Search code examples
javaarraysaudiobytejava-audio

How to turn a PCM byte array into little-endian and mono?


I'm trying to feed audio from an online communication app into the Vosk speech recognition API.

The audio comes in form of a byte array and with this audio format PCM_SIGNED 48000.0 Hz, 16 bit, stereo, 4 bytes/frame, big-endian.
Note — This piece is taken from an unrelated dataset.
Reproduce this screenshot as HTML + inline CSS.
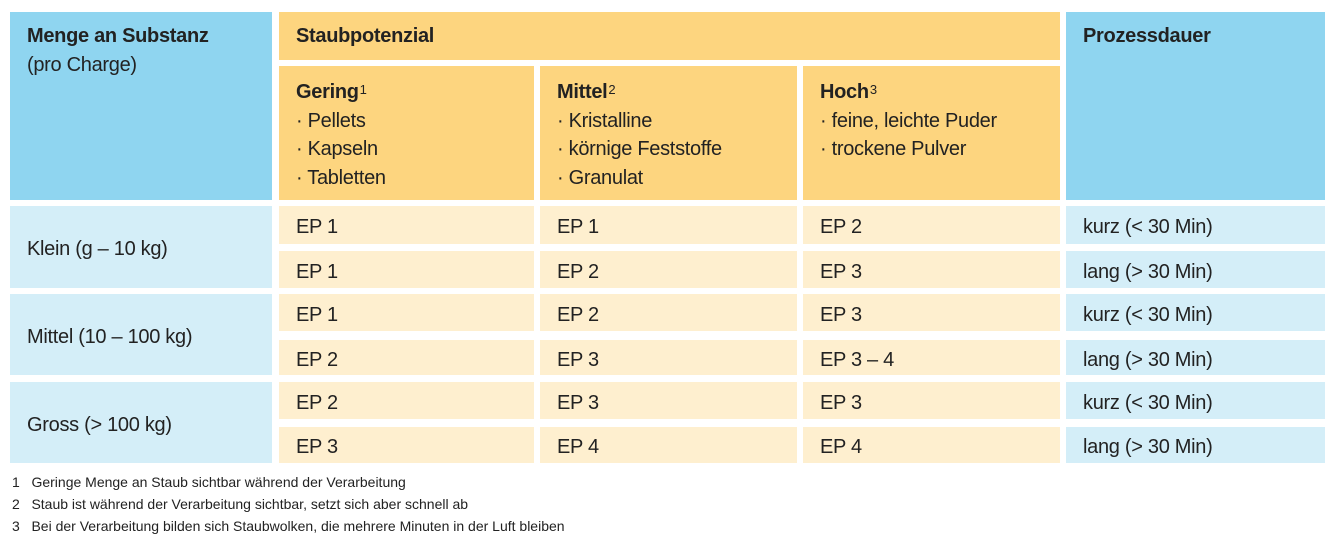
<!DOCTYPE html>
<html><head><meta charset="utf-8"><style>
body{margin:0;width:1332px;height:545px;background:#fff;position:relative;font-family:"Liberation Sans",Arial,sans-serif;color:#222;overflow:hidden}
.c{position:absolute;box-sizing:border-box;padding-left:17px;font-size:20px;letter-spacing:-0.3px}
.hb{background:#8fd5f0}.lb{background:#d4eef8}.ho{background:#fdd57f}.lo{background:#feefcf}
.v{display:flex;align-items:center;padding-top:5px}
b{font-weight:bold}
sup{font-size:13px;vertical-align:top;position:relative;top:-2px;margin-left:1px}
.h{line-height:28.5px;padding-top:12px}
.f{position:absolute;left:12px;font-size:14px;color:#222}
</style></head><body>
<div class="c hb" style="left:10px;top:12px;width:262px;height:188px;padding-top:10px;line-height:29px"><b>Menge an Substanz</b><br>(pro Charge)</div>
<div class="c ho" style="left:279px;top:12px;width:781px;height:48px;padding-top:10px;line-height:29px"><b>Staubpotenzial</b></div>
<div class="c hb" style="left:1066px;top:12px;width:259px;height:188px;padding-top:10px;line-height:29px"><b>Prozessdauer</b></div>
<div class="c ho h" style="left:279px;top:66px;width:255px;height:134px"><b>Gering</b><sup>1</sup><br>· Pellets<br>· Kapseln<br>· Tabletten</div>
<div class="c ho h" style="left:540px;top:66px;width:257px;height:134px"><b>Mittel</b><sup>2</sup><br>· Kristalline<br>· körnige Feststoffe<br>· Granulat</div>
<div class="c ho h" style="left:803px;top:66px;width:257px;height:134px"><b>Hoch</b><sup>3</sup><br>· feine, leichte Puder<br>· trockene Pulver</div>

<div class="c lb v" style="left:10px;top:206px;width:262px;height:82px">Klein (g – 10 kg)</div>
<div class="c lb v" style="left:10px;top:294px;width:262px;height:81px">Mittel (10 – 100 kg)</div>
<div class="c lb v" style="left:10px;top:382px;width:262px;height:81px">Gross (&gt; 100 kg)</div>

<div class="c lo v" style="left:279px;top:206px;width:255px;height:38px">EP 1</div>
<div class="c lo v" style="left:540px;top:206px;width:257px;height:38px">EP 1</div>
<div class="c lo v" style="left:803px;top:206px;width:257px;height:38px">EP 2</div>
<div class="c lb v" style="left:1066px;top:206px;width:259px;height:38px">kurz (&lt; 30 Min)</div>

<div class="c lo v" style="left:279px;top:251px;width:255px;height:37px">EP 1</div>
<div class="c lo v" style="left:540px;top:251px;width:257px;height:37px">EP 2</div>
<div class="c lo v" style="left:803px;top:251px;width:257px;height:37px">EP 3</div>
<div class="c lb v" style="left:1066px;top:251px;width:259px;height:37px">lang (&gt; 30 Min)</div>

<div class="c lo v" style="left:279px;top:294px;width:255px;height:37px">EP 1</div>
<div class="c lo v" style="left:540px;top:294px;width:257px;height:37px">EP 2</div>
<div class="c lo v" style="left:803px;top:294px;width:257px;height:37px">EP 3</div>
<div class="c lb v" style="left:1066px;top:294px;width:259px;height:37px">kurz (&lt; 30 Min)</div>

<div class="c lo v" style="left:279px;top:340px;width:255px;height:35px">EP 2</div>
<div class="c lo v" style="left:540px;top:340px;width:257px;height:35px">EP 3</div>
<div class="c lo v" style="left:803px;top:340px;width:257px;height:35px">EP 3 – 4</div>
<div class="c lb v" style="left:1066px;top:340px;width:259px;height:35px">lang (&gt; 30 Min)</div>

<div class="c lo v" style="left:279px;top:382px;width:255px;height:37px">EP 2</div>
<div class="c lo v" style="left:540px;top:382px;width:257px;height:37px">EP 3</div>
<div class="c lo v" style="left:803px;top:382px;width:257px;height:37px">EP 3</div>
<div class="c lb v" style="left:1066px;top:382px;width:259px;height:37px">kurz (&lt; 30 Min)</div>

<div class="c lo v" style="left:279px;top:427px;width:255px;height:36px">EP 3</div>
<div class="c lo v" style="left:540px;top:427px;width:257px;height:36px">EP 4</div>
<div class="c lo v" style="left:803px;top:427px;width:257px;height:36px">EP 4</div>
<div class="c lb v" style="left:1066px;top:427px;width:259px;height:36px">lang (&gt; 30 Min)</div>

<div class="f" style="top:474px">1&nbsp;&nbsp;&nbsp;Geringe Menge an Staub sichtbar während der Verarbeitung</div>
<div class="f" style="top:496px">2&nbsp;&nbsp;&nbsp;Staub ist während der Verarbeitung sichtbar, setzt sich aber schnell ab</div>
<div class="f" style="top:518px">3&nbsp;&nbsp;&nbsp;Bei der Verarbeitung bilden sich Staubwolken, die mehrere Minuten in der Luft bleiben</div>
</body></html>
In order to be able to process it with Vosk, it needs to be mono and little-endian.

This is my current attempt:

        byte[] audioData = userAudio.getAudioData(1);
        short[] convertedAudio = new short[audioData.length / 2];
        ByteBuffer buffer = ByteBuffer.allocate(convertedAudio.length * Short.BYTES);
        
        // Convert to mono, I don't think I did it right though
        int j = 0;
        for (int i = 0; i < audioData.length; i += 2)
            convertedAudio[j++] = (short) (audioData[i] << 8 | audioData[i + 1] & 0xFF);

        // Convert to little endian
        buffer.order(ByteOrder.BIG_ENDIAN);
        for (short s : convertedAudio)
            buffer.putShort(s);
        buffer.order(ByteOrder.LITTLE_ENDIAN);
        buffer.rewind();

        for (int i = 0; i < convertedAudio.length; i++)
            convertedAudio[i] = buffer.getShort();

        queue.add(convertedAudio);

Solution

  • I had this same problem and found this stackoverflow post that converts the raw pcm byte array into an audio input stream.

    I assume you're using Java Discord API (JDA), so here's my initial code I have for the 'handleUserAudio()' function that utilizes vosk, and the code in the link I provided above:

                    // Define audio format that vosk uses
                AudioFormat target = new AudioFormat(
                        16000, 16, 1, true, false);
    
                try {
                    byte[] data = userAudio.getAudioData(1.0f);
                    // Create audio stream that uses the target format and the byte array input stream from discord
                    AudioInputStream inputStream = AudioSystem.getAudioInputStream(target,
                            new AudioInputStream(
                                    new ByteArrayInputStream(data), AudioReceiveHandler.OUTPUT_FORMAT, data.length));
    
                    // This is what was used before
    //                InputStream inputStream = new ByteArrayInputStream(data);
    
                    int nbytes;
                    byte[] b = new byte[4096];
                    while ((nbytes = inputStream.read(b)) >= 0) {
                        if (recognizer.acceptWaveForm(b, nbytes)) {
                            System.out.println(recognizer.getResult());
                        } else {
                            System.out.println(recognizer.getPartialResult());
                        }
                    }
    //                queue.add(data);
                } catch (Exception e) {
                    e.printStackTrace();
                }
    

    This works thus far, however, it throws everything into the '.getPartialResult()' method of the recognizer, but at least vosk is understanding the audio coming from the discord bot.